When a friend told me she loved me, it was like the moment Buzz Lightyear was reset in Toy Story. I short circuited and started thinking about the oddities of emotions in my life from that moment. Maybe I should personally thank her for starting this line of questioning and developing more ideas as I go along. We aren’t close friends anymore because unfortunately people grow apart. However, I had a friend who I had known since middle school and at some point we became as thick as thieves, like peanut butter and jelly. Through my time with her, over a decade of friendship, I gained these experiences that showed me how people could care about you. I saw an affectionate family firsthand and the shell, the stoic facade starting melting more and more which is why our friend “break-up” ravaged me from the inside out. It hurt worse than calling it quits with any partner I had. I found myself reminiscing over the late nights hanging out in her car, getting our college acceptances, and growing into young adulthood (the thing that tore us apart).
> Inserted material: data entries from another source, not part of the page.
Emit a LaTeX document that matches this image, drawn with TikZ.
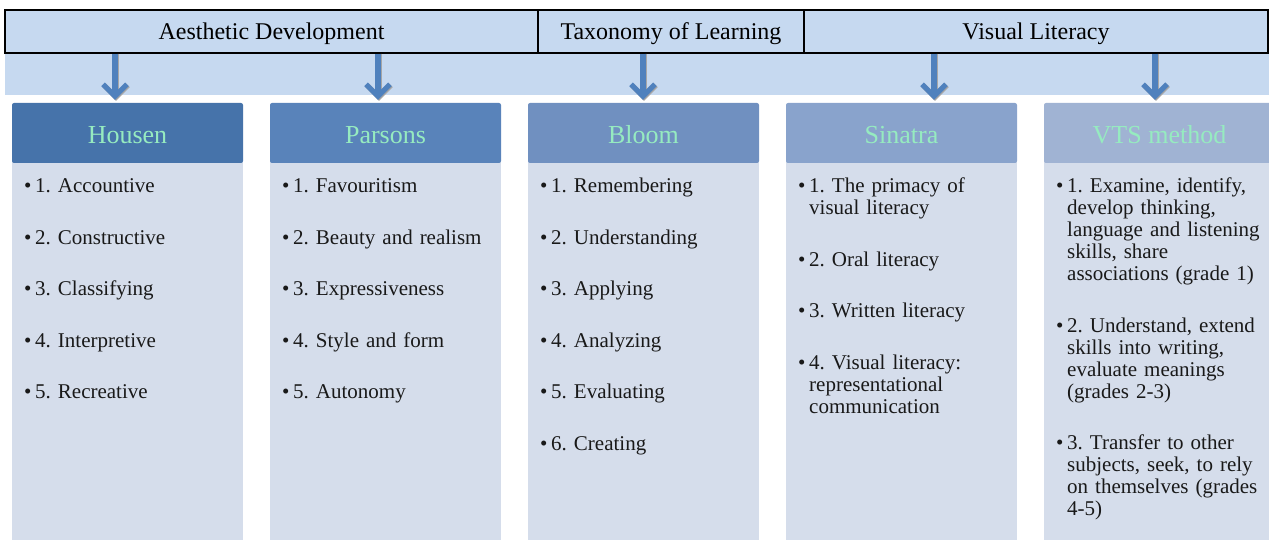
\documentclass[tikz,border=0pt]{standalone}
\usepackage{fontspec}
\setmainfont{Liberation Serif}
\usetikzlibrary{arrows.meta}

\definecolor{bandblue}{RGB}{198,217,240}
\definecolor{arrowblue}{RGB}{79,129,189}
\definecolor{bodyblue}{RGB}{213,221,235}
\definecolor{mint}{RGB}{150,235,192}
\definecolor{hdA}{RGB}{70,115,170}
\definecolor{hdB}{RGB}{89,131,186}
\definecolor{hdC}{RGB}{112,144,192}
\definecolor{hdD}{RGB}{137,163,204}
\definecolor{hdE}{RGB}{160,179,211}

\newcommand{\bul}{\makebox[11pt][l]{\textbullet}}
\newcommand{\ind}{\hspace*{11pt}}

\tikzset{
    topbox/.style={draw=black, line width=1.2pt, fill=bandblue, inner sep=0pt,
        minimum height=43pt, text height=19pt, text depth=3pt,
        font=\fontsize{24}{28}\selectfont},
    header/.style={fill=#1, rounded corners=2pt, inner sep=0pt, minimum width=231pt,
        minimum height=60pt, text height=22.5pt, text depth=1.5pt, text=mint,
        font=\fontsize{26}{30}\selectfont},
    items/.style={anchor=base west, inner sep=0pt, text width=222pt, align=left,
        text=black!90, font=\fontsize{21}{22}\selectfont\frenchspacing},
    flow/.style={line width=6pt, draw=arrowblue, shorten >=3pt,
        -{Straight Barb[length=12pt, width=24pt, line width=5pt]}},
    flowshadow/.style={line width=6pt, draw=black!35, shorten >=3pt,
        -{Straight Barb[length=12pt, width=24pt, line width=5pt]}}
}

\begin{document}
\begin{tikzpicture}[x=1pt, y=-1pt]

    \useasboundingbox (0,0) rectangle (1269,540);
    \clip (0,0) rectangle (1269,540);

    % Light band behind the three titles
    \fill[bandblue] (5,10) rectangle (1269,95);

    % Titles
    \node[topbox, minimum width=533pt] (aes) at (271.5,31.5) {Aesthetic Development};
    \node[topbox, minimum width=266pt] (tax) at (671,31.5) {Taxonomy of Learning};
    \node[topbox, minimum width=464pt] (vis) at (1036,31.5) {Visual Literacy};

    % Column bodies
    \fill[bodyblue] (12,160) rectangle (243,545);
    \fill[bodyblue] (270,160) rectangle (501,545);
    \fill[bodyblue] (528,160) rectangle (759,545);
    \fill[bodyblue] (786,160) rectangle (1017,545);
    \fill[bodyblue] (1044,160) rectangle (1275,545);

    % Column headers
    \node[header=hdA] (hou) at (127.5,133) {Housen};
    \node[header=hdB] (par) at (385.5,133) {Parsons};
    \node[header=hdC] (blo) at (643.5,133) {Bloom};
    \node[header=hdD] (sin) at (901.5,133) {Sinatra};
    \node[header=hdE] (vts) at (1159.5,133) {VTS method};

    % Housen
    \node[items] (houL) at (24,193) {\bul 1. Accountive\\[29.5pt]
        \bul 2. Constructive\\[29.5pt]
        \bul 3. Classifying\\[29.5pt]
        \bul 4. Interpretive\\[29.5pt]
        \bul 5. Recreative};

    % Parsons
    \node[items] (parL) at (282,193) {\bul 1. Favouritism\\[29.5pt]
        \bul 2. Beauty and realism\\[29.5pt]
        \bul 3. Expressiveness\\[29.5pt]
        \bul 4. Style and form\\[29.5pt]
        \bul 5. Autonomy};

    % Bloom
    \node[items] (bloL) at (540,193) {\bul 1. Remembering\\[29.5pt]
        \bul 2. Understanding\\[29.5pt]
        \bul 3. Applying\\[29.5pt]
        \bul 4. Analyzing\\[29.5pt]
        \bul 5. Evaluating\\[29.5pt]
        \bul 6. Creating};

    % Sinatra
    \node[items] (sinL) at (798,193) {\bul 1. The primacy of\\
        \ind visual literacy\\[29.5pt]
        \bul 2. Oral literacy\\[29.5pt]
        \bul 3. Written literacy\\[29.5pt]
        \bul 4. Visual literacy:\\
        \ind representational\\
        \ind communication};

    % VTS method
    \node[items] (vtsL) at (1056,193) {\bul 1. Examine, identify,\\
        \ind develop thinking,\\
        \ind language and listening\\
        \ind skills, share\\
        \ind associations (grade 1)\\[29.5pt]
        \bul 2. Understand, extend\\
        \ind skills into writing,\\
        \ind evaluate meanings\\
        \ind (grades 2-3)\\[29.5pt]
        \bul 3. Transfer to other\\
        \ind subjects, seek, to rely\\
        \ind on themselves (grades\\
        \ind 4-5)};

    % Arrow positions
    \coordinate (a1) at (115,0);
    \coordinate (a2) at (378,0);
    \coordinate (a3) at (643,0);
    \coordinate (a4) at (934,0);
    \coordinate (a5) at (1155,0);

    % Arrows (shadow first)
    \draw[flowshadow] ([xshift=1pt]aes.south -| a1) -- ([xshift=1pt,yshift=-1pt]hou.north -| a1);
    \draw[flowshadow] ([xshift=1pt]aes.south -| a2) -- ([xshift=1pt,yshift=-1pt]par.north -| a2);
    \draw[flowshadow] ([xshift=1pt]tax.south -| a3) -- ([xshift=1pt,yshift=-1pt]blo.north -| a3);
    \draw[flowshadow] ([xshift=1pt]vis.south -| a4) -- ([xshift=1pt,yshift=-1pt]sin.north -| a4);
    \draw[flowshadow] ([xshift=1pt]vis.south -| a5) -- ([xshift=1pt,yshift=-1pt]vts.north -| a5);
    \draw[flow] (aes.south -| a1) -- (hou.north -| a1);
    \draw[flow] (aes.south -| a2) -- (par.north -| a2);
    \draw[flow] (tax.south -| a3) -- (blo.north -| a3);
    \draw[flow] (vis.south -| a4) -- (sin.north -| a4);
    \draw[flow] (vis.south -| a5) -- (vts.north -| a5);

\end{tikzpicture}
\end{document}
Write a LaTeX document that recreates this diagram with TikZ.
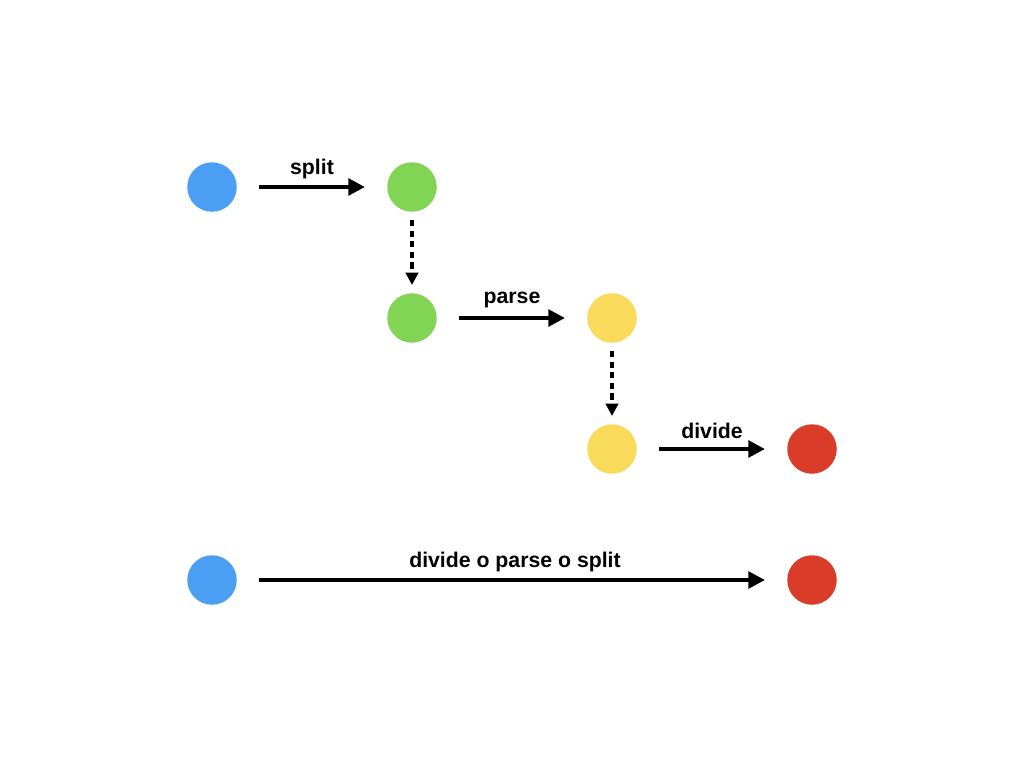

But the best thing about adulthood is that it lasts a while, you learn a lot along the way, and you meet new people. The people are fond of the person you are becoming—no matter how depressed, how quirky, or how many times you have to miss an outing. They show you love in the smallest yet most effective ways. From silly things like sending memes or letting you ramble about superheroes they care nothing about being there when you are having a depressive episode and you are rotting away in an Old Navy onesie. They hype you up. They tell you why you’re amazing. They want to be around you. They understand you and all your quirks. When you talk to them you always have something to say and when you don’t, the silence is never uncomfortable. They sometimes have to tell you the hard truths. I gained these experiences throughout my life from amazing women who have made me feel loved and encourage me to see the love within myself. Currently, I have two people that I talk with almost everyday. They let me know that despite what is happening in the world, these small slices of life and laughter are worth existing. I don’t need Valentine’s day cards or chocolate hearts to know that I am loved. One may ask why this is so important to me.
Because so much of my life was centered on fearing people who weren’t family and securing a partner when I was old enough, the idea of “love” was attached to rigid stipulations while also not always being demonstrated in ways that matched the word.
I know my parents love me but they’re parents. Here, I find myself thinking about these relationships that I have fostered and that are fostering me to become a more loving and better person. Through my friends, I found a love that I didn’t need or could have and it’s platonic.